Five coalition force members were injured that day, but thanks to Miller’s extraordinary efforts, 15 Afghan soldiers and seven members of his own team made it out alive.
According to post-battle intelligence reports, of the more than 40 insurgents killed and roughly 60 who were wounded that day, Miller was credited with killing 16 and injuring more than 30.
Miller’s body was returned to the U.S. and buried with full military honors in All Faiths Memorial Park in Casselberry, Florida. At his funeral, one of his friends referred to him as “a loyal friend, a caring brother and son and a great patriot.”
On Oct. 6, 2010, Obama presented the Medal of Honor to Miller’s parents, Philip and Maureen, during a White House ceremony.
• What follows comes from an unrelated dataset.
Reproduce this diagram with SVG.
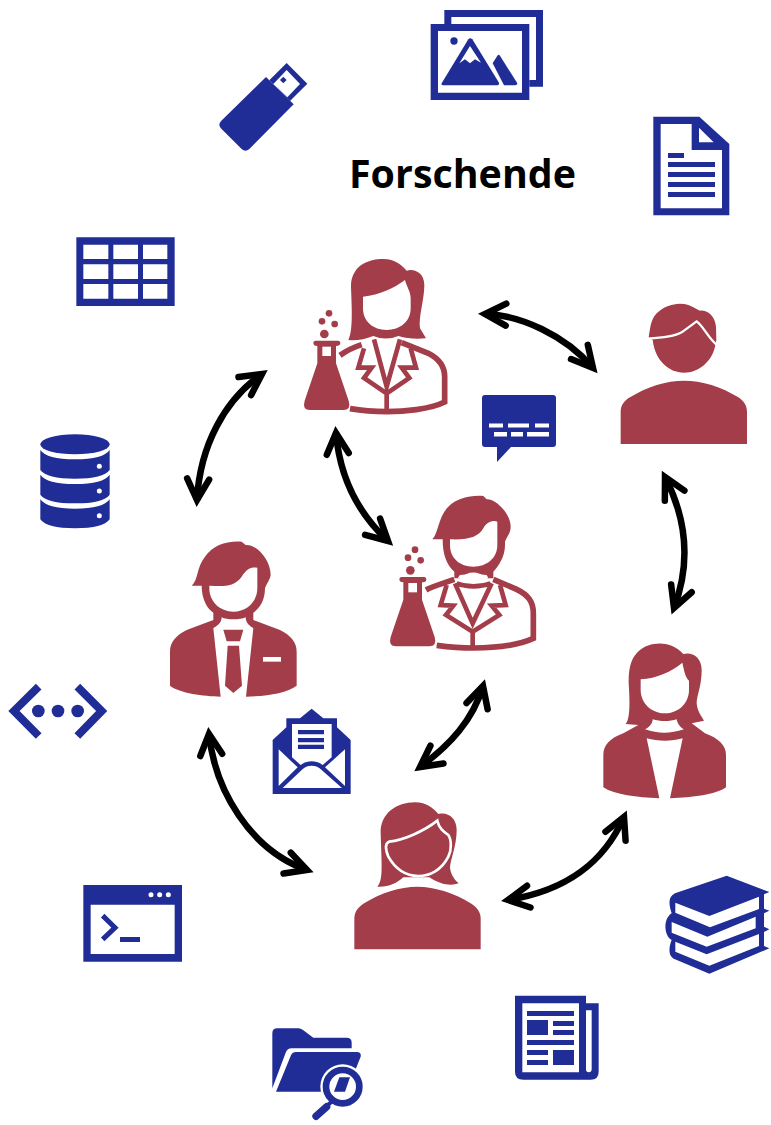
<svg xmlns="http://www.w3.org/2000/svg" xmlns:xlink="http://www.w3.org/1999/xlink" width="771" height="1125" viewBox="0 0 771 1125">
<style>
.r{fill:#a33d49}.b{fill:#202d96}.w{fill:#fff}
.rs{fill:none;stroke:#a33d49;stroke-linejoin:miter}
.ws{fill:none;stroke:#fff}
.bs{fill:none;stroke:#202d96}
.arrow{fill:none;stroke:#000;stroke-width:6.5;stroke-linecap:butt;marker-start:url(#ah);marker-end:url(#ah)}
.title{font-family:"Open Sans","Liberation Sans",sans-serif;font-weight:700;font-size:40px;fill:#000}
</style>
<defs>
<marker id="ah" markerUnits="userSpaceOnUse" markerWidth="44" markerHeight="44" refX="32" refY="22" viewBox="0 0 44 44" orient="auto-start-reverse">
<path d="M11 11 L32 22 L11 33" fill="none" stroke="#000" stroke-width="6.5" stroke-linecap="round" stroke-linejoin="miter" stroke-miterlimit="6"/>
</marker>
<g id="flask">
<path class="r" d="M70 279 Q70 272 77 272 L144 272 Q151 272 151 280 Q150 288 138 288 L138 340 L176 452 Q184 480 160 480 L60 480 Q36 480 44 452 L82 340 L82 288 Q70 288 70 279Z"/>
<path class="w" d="M97 290 L123 290 L123 318 L97 318Z"/>
<circle class="r" cx="103" cy="252" r="13"/><circle class="r" cx="117" cy="190" r="10"/><circle class="r" cx="96" cy="214" r="10"/><circle class="r" cx="134" cy="222" r="10"/>
</g>
</defs>

<g id="connectors">
<path class="arrow" d="M485 314 C520 315 565 335 593 368"/>
<path class="arrow" d="M262 374 C225 400 200 445 197 500"/>
<path class="arrow" d="M336 433 C340 480 360 515 388 541"/>
<path class="arrow" d="M665 477 C682 510 694 555 674 608"/>
<path class="arrow" d="M624 817 C605 860 570 890 508 900"/>
<path class="arrow" d="M483 686 C473 720 450 745 420 767"/>
<path class="arrow" d="M209 734 C215 790 250 850 307 870"/>
</g>

<text id="title" class="title" x="349" y="188" textLength="227" lengthAdjust="spacingAndGlyphs">Forschende</text>

<g id="person-scientist-woman" transform="translate(290 250) scale(.33333)">
<use xlink:href="#flask" href="#flask"/>
<path class="r" d="M175 270 C190 240 185 170 183 110 C183 50 230 27 280 27 C315 27 335 45 350 62 C375 55 403 70 403 105 C403 150 385 200 390 235 L408 265 C380 268 350 266 325 258 C300 268 275 268 250 258 C225 268 200 272 175 270Z"/>
<path class="w" d="M219 140 C270 135 310 115 345 90 C350 110 362 125 362 145 L362 175 C362 215 330 240 290 240 C250 240 219 215 219 175Z"/>
<path class="rs" stroke-width="17" d="M150 316 C170 302 190 292 215 284 M335 278 L415 310 C450 328 464 350 464 380 L464 456 C420 478 340 485 290 485 C250 485 215 482 180 476"/>
<path class="rs" stroke-width="14" d="M252 268 L290 410 L330 268 M222 295 L205 353 L245 353 L222 384 L290 430 L358 384 L335 353 L378 353 L362 295 M290 430 L290 478"/>
</g>

<g id="person-scientist-man" transform="translate(290 250) scale(.33333)">
<use xlink:href="#flask" href="#flask" x="258" y="709"/>
<path class="r" d="M427 868 C445 850 445 800 475 770 C500 745 540 735 580 738 L590 748 C615 745 662 790 662 830 C662 850 650 860 645 875 L645 885 C645 920 625 950 610 965 L610 985 L590 985 C565 962 535 962 510 985 L493 985 L493 965 C470 945 458 915 458 868Z"/>
<path class="w" d="M480 868 C540 870 565 860 580 835 C590 815 610 810 622 815 L622 885 C622 925 590 950 550 950 C510 950 480 925 480 885Z"/>
<path class="w" d="M510 975 C530 972 570 972 590 975 L595 985 L503 985Z"/>
<path class="rs" stroke-width="17" d="M408 1020 C430 1008 455 1002 493 988 M610 988 L680 1018 C715 1035 730 1055 730 1090 L730 1165 C680 1188 600 1194 550 1194 C510 1194 470 1190 440 1186"/>
<path class="rs" stroke-width="14" d="M500 1000 C530 1012 570 1012 602 1000 M495 1000 L548 1120 L605 1000 M470 1005 L452 1065 L490 1067 L468 1095 L548 1145 L628 1095 L605 1067 L647 1065 L630 1005 M548 1145 L548 1188"/>
</g>

<g id="person-man-suit" transform="translate(0 420) scale(.33333)">
<path class="r" d="M575 497 C595 480 590 440 615 410 C640 375 680 362 725 365 L737 375 C770 372 812 420 812 465 C810 480 800 490 795 505 C795 540 780 565 760 578 L760 600 L840 630 C870 645 890 665 890 695 L890 797 C860 820 800 828 738 830 L760 625 C750 618 737 610 737 592 C720 600 680 600 665 592 C665 610 650 618 640 625 L662 830 C610 828 540 820 510 797 L510 695 C510 665 530 645 560 630 L640 600 L640 578 C620 565 605 535 605 497Z"/>
<path class="w" d="M628 497 C660 497 700 505 725 470 C740 445 755 440 772 443 L772 505 C772 545 740 575 700 575 C660 575 628 545 628 505Z"/>
<path class="w" d="M789 711 H843 V725 H789Z"/>
<path class="r" d="M670 629 H730 L720 664 H680Z M683 677 H717 L726 797 L700 819 L675 797Z"/>
</g>

<g id="person-man-plain" transform="translate(590 290) scale(.33333)">
<path class="r" d="M176 142 C180 125 180 90 200 70 C225 45 265 35 295 45 C310 50 320 58 330 62 C355 60 375 80 378 110 L379 150 L375 170 C365 215 325 248 282 248 C235 248 195 210 188 150Z"/>
<path class="ws" stroke-width="7" d="M174 146 C215 144 250 141 275 127 L320 94 C340 108 355 145 382 166"/>
<path class="r" d="M92 462 L92 365 C92 345 105 330 120 322 C170 290 230 272 282 272 C335 272 395 290 445 322 C460 332 471 345 471 365 L471 462Z"/>
</g>

<g id="person-woman-suit" transform="translate(590 290) scale(.33333)">
<path class="r" d="M107 1302 C120 1285 120 1240 116 1180 C115 1130 125 1100 150 1080 C175 1060 235 1045 280 1092 C305 1085 335 1100 335 1140 C335 1190 320 1215 320 1240 C322 1265 335 1280 342 1292 L305 1300 L345 1330 C385 1345 408 1365 408 1395 L408 1492 C375 1515 310 1522 240 1525 L278 1345 C245 1355 205 1355 170 1345 L208 1525 C140 1522 75 1515 40 1492 L40 1395 C40 1365 60 1345 100 1330 L145 1305Z"/>
<path class="w" d="M152 1168 C200 1165 245 1145 277 1118 C282 1140 285 1160 297 1172 L297 1200 C297 1240 265 1270 225 1270 C185 1270 152 1240 152 1200Z"/>
<path class="w" d="M188 1288 C210 1295 240 1295 260 1288 C262 1300 270 1312 282 1318 C240 1332 205 1332 165 1318 C178 1312 188 1300 188 1288Z"/>
</g>

<g id="person-woman-plain" transform="translate(340 790) scale(.33333)">
<path class="r" d="M112 290 C130 270 125 230 122 130 C120 70 170 37 225 37 C260 37 280 55 295 72 C325 65 350 85 350 120 C350 170 330 210 330 235 C335 260 345 270 356 280 C335 288 300 285 268 262 L190 262 C170 280 145 292 112 290Z"/>
<path class="r" stroke="#fff" stroke-width="8" d="M147 155 C190 150 250 125 292 92 C297 115 310 125 325 135 C335 150 335 180 325 200 C305 240 270 258 235 258 C195 258 165 235 145 200 C135 175 135 160 147 155Z"/>
<path class="r" d="M43 478 L43 385 C43 365 55 350 75 338 C120 310 180 290 232 290 C285 290 345 310 392 340 C410 352 422 365 422 385 L422 478Z"/>
</g>

<g id="icon-images" transform="translate(420 0) scale(.33333)">
<path class="b" d="M73 30 H369 V260 H328 V240 H348 V51 H94 V72 H73Z"/>
<path class="b" fill-rule="evenodd" d="M32 72 H328 V300 H32Z M54 93 V278 H306 V93Z"/>
<circle class="b" cx="102" cy="123" r="11"/>
<path class="b" d="M65 250 L145 118 Q150 112 157 118 L237 248 Q238 256 230 256 L72 256 Q62 256 65 250Z"/>
<path class="w" d="M118 190 L150 138 L183 188 L165 178 L150 190 L135 178Z"/>
<path class="b" d="M218 190 L232 167 Q236 162 240 167 L292 250 Q292 256 285 256 L252 256Z"/>
</g>

<g id="icon-document" transform="translate(420 0) scale(.33333)">
<path class="b" d="M700 350 H838 L928 432 V646 H700Z"/>
<path class="w" d="M722 372 H815 V450 H906 V625 H722Z M837 383 L881 427 H837Z"/>
<path class="b" d="M744 459 H792 V474 H744Z M744 486 H885 V501 H744Z M744 516 H885 V531 H744Z M744 546 H885 V561 H744Z M744 576 H885 V591 H744Z"/>
</g>

<g id="icon-usb" transform="scale(.33333)">
<path class="b" d="M798 231 L881 313 L748 447 Q736 458 725 447 L664 386 Q652 375 664 362Z"/>
<path class="b" d="M860 189 L922 251 L870 303 L808 241Z"/>
<path class="w" d="M860 210 L900 252 L862 292 L820 252Z"/>
<path class="b" d="M850 230 L860 240 L850 250 L840 240Z"/>
</g>

<g id="icon-table" transform="scale(.33333)">
<path class="b" d="M229 712 H524 V918 H229Z"/>
<path class="w" d="M250 734 H325 V777 H250Z M340 734 H414 V777 H340Z M429 734 H502 V777 H429Z M250 793 H325 V837 H250Z M340 793 H414 V837 H340Z M429 793 H502 V837 H429Z M250 852 H325 V896 H250Z M340 852 H414 V896 H340Z M429 852 H502 V896 H429Z"/>
</g>

<g id="icon-database" transform="translate(0 420) scale(.33333)">
<ellipse class="b" cx="225" cy="73" rx="104" ry="30"/>
<path class="b" d="M121 90 Q140 118 225 118 Q310 118 329 90 V150 Q310 176 225 176 Q140 176 121 150Z"/>
<path class="b" d="M121 164 Q140 192 225 192 Q310 192 329 164 V224 Q310 250 225 250 Q140 250 121 224Z"/>
<path class="b" d="M121 238 Q140 266 225 266 Q310 266 329 238 V298 Q310 325 225 325 Q140 325 121 298Z"/>
<circle class="w" cx="298" cy="139" r="7.5"/><circle class="w" cx="298" cy="213" r="7.5"/><circle class="w" cx="298" cy="287" r="7.5"/>
</g>

<g id="icon-network" transform="translate(0 420) scale(.33333)">
<path class="bs" stroke-width="24" d="M116 800 L42 873 L116 948 M232 800 L305 873 L232 948"/>
<circle class="b" cx="115" cy="873" r="19"/><circle class="b" cx="174" cy="873" r="19"/><circle class="b" cx="233" cy="873" r="19"/>
</g>

<g id="icon-mail" transform="translate(0 420) scale(.33333)">
<path class="b" d="M818 960 L859 922 V895 H900 L935 866 L970 895 H1011 V922 L1052 960 V1122 H818Z"/>
<path class="w" d="M876 912 H995 V1012 L968 1035 C950 1020 920 1020 902 1035 L876 1012Z"/>
<path class="b" d="M894 930 H972 V943 H894Z M894 954 H972 V967 H894Z M894 974 H972 V987 H894Z"/>
<path class="w" d="M836 988 L893 1042 L836 1098Z M1035 988 L975 1042 L1035 1098Z M848 1104 L905 1050 C920 1033 950 1033 965 1050 L1026 1104Z"/>
</g>

<g id="icon-chat">
<path class="b" d="M485 395 H553 Q556 395 556 398 V444 Q556 447 553 447 H511 L497 462 V447 H485 Q482 447 482 444 V398 Q482 395 485 395Z"/>
<path class="w" d="M489 423.5 H503 V427.5 H489Z M508 423.5 H529 V427.5 H508Z M535 423.5 H549 V427.5 H535Z M494 432 H507 V436.5 H494Z M511 432 H523 V436.5 H511Z M527 432 H549 V436.5 H527Z"/>
</g>

<g id="icon-terminal" transform="translate(60 870) scale(.33333)">
<path class="b" d="M70 45 H366 V275 H70Z"/>
<path class="w" d="M92 104 H344 V252 H92Z"/>
<circle class="w" cx="273" cy="74" r="7.5"/><circle class="w" cx="299" cy="74" r="7.5"/><circle class="w" cx="325" cy="74" r="7.5"/>
<path class="bs" stroke-width="15" d="M128 137 L165 173 L128 208"/>
<path class="b" d="M180 201 H240 V216 H180Z"/>
</g>

<g id="icon-folder" transform="translate(60 870) scale(.33333)">
<path class="b" d="M637 655 V490 Q637 475 652 475 H715 Q722 475 730 481 L760 503 H860 Q875 503 875 518 V535 H695 Q682 535 677 548Z"/>
<path class="b" d="M648 665 L692 558 Q696 546 708 546 H890 Q905 546 902 560 L860 665Z"/>
<circle class="w" cx="848" cy="650" r="67"/>
<circle class="bs" cx="848" cy="650" r="50" stroke-width="20"/>
<path class="b" d="M838 622 H870 L855 665 H822Z"/>
<path class="bs" stroke-width="22" stroke-linecap="round" d="M768 739 L800 710"/>
<path class="bs" stroke-width="12" d="M795 712 L815 695"/>
</g>

<g id="icon-newspaper" transform="translate(500 860) scale(.33333)">
<path class="b" d="M45 407 H258 V430 H296 V635 Q296 659 272 659 H70 Q45 659 45 635Z"/>
<path class="w" d="M67 430 H237 V637 H67Z M258 451 H275 V628 Q275 637 266 637 Q258 637 258 628Z"/>
<path class="b" d="M81 453 H222 V468 H81Z M81 480 H144 V525 H81Z M159 483 H222 V498 H159Z M159 510 H222 V525 H159Z M81 540 H222 V555 H81Z M81 570 H144 V585 H81Z M159 570 H222 V615 H159Z M81 600 H144 V615 H81Z"/>
</g>

<g id="icon-books" transform="translate(500 860) scale(.33333)">
<path class="b" d="M525 100 L680 47 L808 96 L792 103 V146 L808 152 L792 160 V200 L808 208 L792 216 V258 L808 265 L628 341 L525 298 C505 290 505 265 515 240 C490 225 490 175 515 160 C505 130 505 110 525 100Z"/>
<path class="w" d="M526 128 L628 168 L777 110 V147 L630 202 L526 158Z M515 186 L622 230 L767 170 V205 L620 260 L515 218Z M526 245 L620 283 L777 222 V258 L628 317 L526 275Z"/>
</g>
</svg>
More than 100 of the soldier’s friends, family and fellow soldiers attended.
“He loved what he was doing, and he was very good at it,” Miller’s father said at the time. “He was extremely enthusiastic about it, and it was very clear he really embraced the work, the mission and the people he worked with, American and Afghan.”
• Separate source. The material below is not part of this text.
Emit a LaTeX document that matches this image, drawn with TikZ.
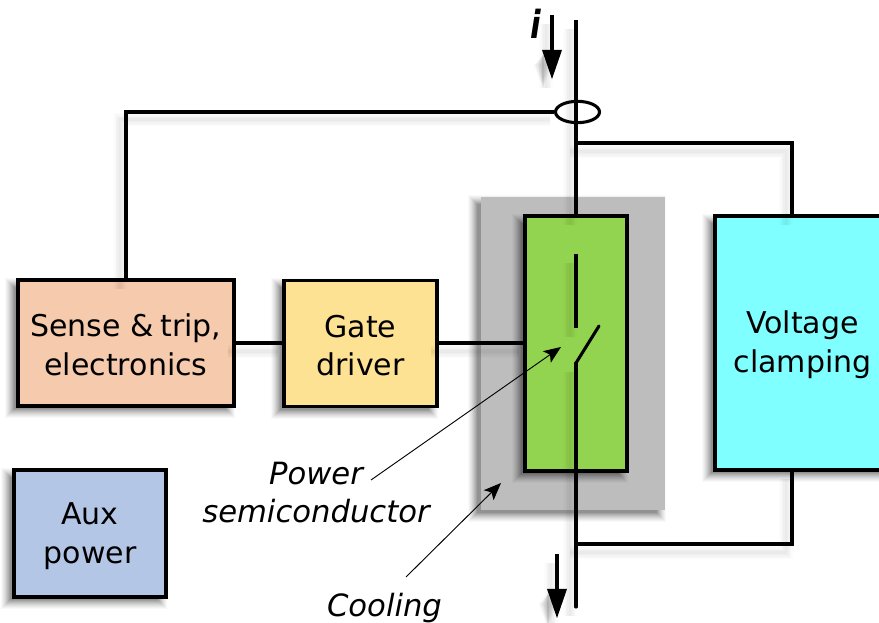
\documentclass[tikz,border=0pt]{standalone}
\usepackage{fontspec}
\setmainfont{DejaVu Sans}
\usetikzlibrary{arrows.meta,calc,shapes.geometric}
\definecolor{sensec}{HTML}{F6CAAC}
\definecolor{gatec}{HTML}{FEE294}
\definecolor{auxc}{HTML}{B4C6E6}
\definecolor{semic}{HTML}{92D34F}
\definecolor{clampc}{HTML}{7FFFFF}
\definecolor{coolc}{HTML}{BDBDBD}
\tikzset{
  x=0.75pt,y=-0.75pt,
  blockbox/.style={draw=black,line width=2.3pt,rectangle,inner sep=0pt},
  blocktext/.style={inner sep=0pt,align=center,font=\fontsize{22.5}{29}\selectfont},
  wire/.style={line width=2.3pt,line cap=butt,line join=miter},
  thinarrow/.style={line width=0.7pt,-{Stealth[length=13pt,width=10.5pt,inset=3pt]}},
  annolabel/.style={inner sep=0pt,align=center,font=\fontsize{23}{28.5}\selectfont\itshape},
}
% soft shadow of a rectangle, given corners in px
\newcommand{\softrect}[4]{%
  \foreach \g/\o in {7/0.025,6/0.03,5/0.035,4/0.04,3/0.05,2/0.055,1/0.06,0/0.07,-1/0.08,-2/0.09}{%
    \fill[black,opacity=\o] (#1-6-\g,#2+5-\g) rectangle (#3-6+\g,#4+5+\g);
  }}
% soft shadow of a stroked path
\newcommand{\softwire}[1]{%
  \begin{scope}[transform canvas={xshift=-4.5pt,yshift=-6.5pt}]
    \foreach \w/\o in {10/0.012,8/0.014,6/0.016,4/0.018,2/0.02}{%
      \draw[black,opacity=\o,line width=\w pt] #1;
    }
  \end{scope}}
\begin{document}
\begin{tikzpicture}
\useasboundingbox (0,0) rectangle (879,623);
\begin{scope}
\clip (0,0) rectangle (879,623);
% cooling plate
\softrect{481}{197}{665}{510}
\node[fill=coolc,inner sep=0pt,minimum width=138pt,minimum height=234.75pt] (cool) at (573,353.5) {};
% box shadows
\softrect{18}{280}{234}{406}
\softrect{284}{280}{437}{407}
\softrect{14}{470}{166}{597}
\softrect{525}{216}{627}{471}
\softrect{715}{216}{900}{470}
% boxes
\node[blockbox,fill=sensec,minimum width=162pt,minimum height=94.5pt] (sense) at (126,343) {};
\node[blockbox,fill=gatec,minimum width=114.75pt,minimum height=95pt] (gate) at (360.5,343.5) {};
\node[blockbox,fill=auxc,minimum width=114pt,minimum height=95.25pt] (aux) at (90,533.5) {};
\node[blockbox,fill=semic,minimum width=76.5pt,minimum height=191.25pt] (semi) at (576,343.5) {};
\node[blockbox,fill=clampc,minimum width=131.25pt,minimum height=190.5pt] (clamp) at (802.5,343) {};
% reference points
\coordinate (topend) at (576,20);
\coordinate (botend) at (576,607);
\coordinate (swtop) at (576,254);
\coordinate (swbot) at (576,328);
\coordinate (bladeA) at (599,326);
\coordinate (bladeB) at (576,363);
\coordinate (upT) at (576,143);
\coordinate (upR) at (792,143);
\coordinate (dnT) at (576,544);
\coordinate (dnR) at (792,544);
\coordinate (loopC) at (126,111);
\coordinate (iA) at (552,15);
\coordinate (iB) at (552,79);
\coordinate (oA) at (557,554);
\coordinate (oB) at (557,618);
\coordinate (psS) at (371,480);
\coordinate (psE) at (561,347);
\coordinate (coS) at (406,577);
\coordinate (coE) at (501,483);
\coordinate (jl) at (234,343);
\coordinate (jg) at (284,343);
\coordinate (jh) at (437,343);
\coordinate (js) at (525,343);
\coordinate (upB) at (792,216);
\coordinate (dnB) at (792,470);
\coordinate (semT) at (576,216);
\coordinate (senT) at (126,280);
\coordinate (ringW) at (556,111);
% wire shadows
\softwire{(topend) -- (semT)}
\softwire{(swtop) -- (swbot)}
\softwire{(bladeB) -- (botend)}
\softwire{(ringW) -- (loopC) -- (senT)}
\softwire{(upT) -- (upR) -- (upB)}
\softwire{(dnB) -- (dnR) -- (dnT)}
\softwire{(jl) -- (jg)}
\softwire{(jh) -- (js)}
\softwire{(iA) -- (iB)}
\softwire{(oA) -- (oB)}
% arrowhead shadows
\foreach \s/\o in {9/0.04,7/0.05,5/0.06,3/0.07,1/0.08}{%
  \fill[black,opacity=\o] ($(iB)+(-9-\s,-14)$) -- ($(iB)+(-9,\s)$) -- ($(iB)+(-9+\s,-14)$) -- ($(iB)+(-9,-24)$) -- cycle;
  \fill[black,opacity=\o] ($(oB)+(-9-\s,-14)$) -- ($(oB)+(-9,\s)$) -- ($(oB)+(-9+\s,-14)$) -- ($(oB)+(-9,-24)$) -- cycle;
}
% wires
\draw[wire] (topend) -- (semT);
\draw[wire] (swtop) -- (swbot);
\draw[wire,line cap=round] (bladeA) -- (bladeB);
\draw[wire,line cap=round] (bladeB) -- (botend);
\node[draw=black,line width=2.3pt,ellipse,inner sep=0pt,minimum width=33pt,minimum height=16pt] (ring) at (577.5,112) {};
\draw[wire] (ring.west) -- (ring.west -| loopC) -- (sense.north);
\draw[wire] (upT) -- (upR) -- (upB);
\draw[wire] (dnB) -- (dnR) -- (dnT);
\draw[wire] (jl) -- (jg);
\draw[wire] (jh) -- (js);
% current arrows
\draw[line width=2.3pt] (iA) -- ($(iB)+(0,-25)$);
\fill[black] ($(iB)+(-10,-29)$) -- (iB) -- ($(iB)+(10,-29)$) -- cycle;
\draw[line width=2.3pt] (oA) -- ($(oB)+(0,-25)$);
\fill[black] ($(oB)+(-10,-29)$) -- (oB) -- ($(oB)+(10,-29)$) -- cycle;
% box labels
\node[blocktext] at ($(sense)+(0,2)$) {Sense \&\hspace{-0.1em} trip,\\electronics};
\node[blocktext] at ($(gate)+(0,2)$) {Gate\\driver};
\node[blocktext] at ($(aux)+(0,2.5)$) {Aux\\power};
\node[blocktext] at ($(clamp)+(0,2)$) {Voltage\\clamping};
% annotation labels
\node[annolabel] (ps) at (316,493) {Power\\semiconductor};
\node[annolabel] (co) at (384.5,608) {Cooling};
\node[inner sep=0pt,xscale=0.8,font=\fontsize{29}{30}\selectfont\bfseries\itshape] (cur) at (536,24) {i};
\draw[thinarrow] (psS) -- (psE);
\draw[thinarrow] (coS) -- (coE);
\end{scope}
\end{tikzpicture}
\end{document}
“When we learned about the details of what Robby had done to receive the Medal of Honor nomination, we weren’t surprised, and we also weren’t surprised at his reaction (in the field), because that was the sort of person he was — that’s what his training taught him to do and be,” Maureen Miller said. “I think the fact that he died doing something that he loved and thought was worthwhile was an important factor in helping us deal.”
The Afghans who Miller saved wanted to honor him, too. ANA soldiers presented his parents with an Afghan rug. The couple has it hanging in their home as a symbol of their son’s sacrifice and the important partnership between the two countries.
In 2011, the commons area of Miller’s high school was named Robert J. Miller Commons. In 2014, the 3rd Special Forces Group’s headquarters building on Fort Bragg was also dedicated in his honor.
Miller is one of 18 men to have earned the nation’s top award for valor during actions in Afghanistan.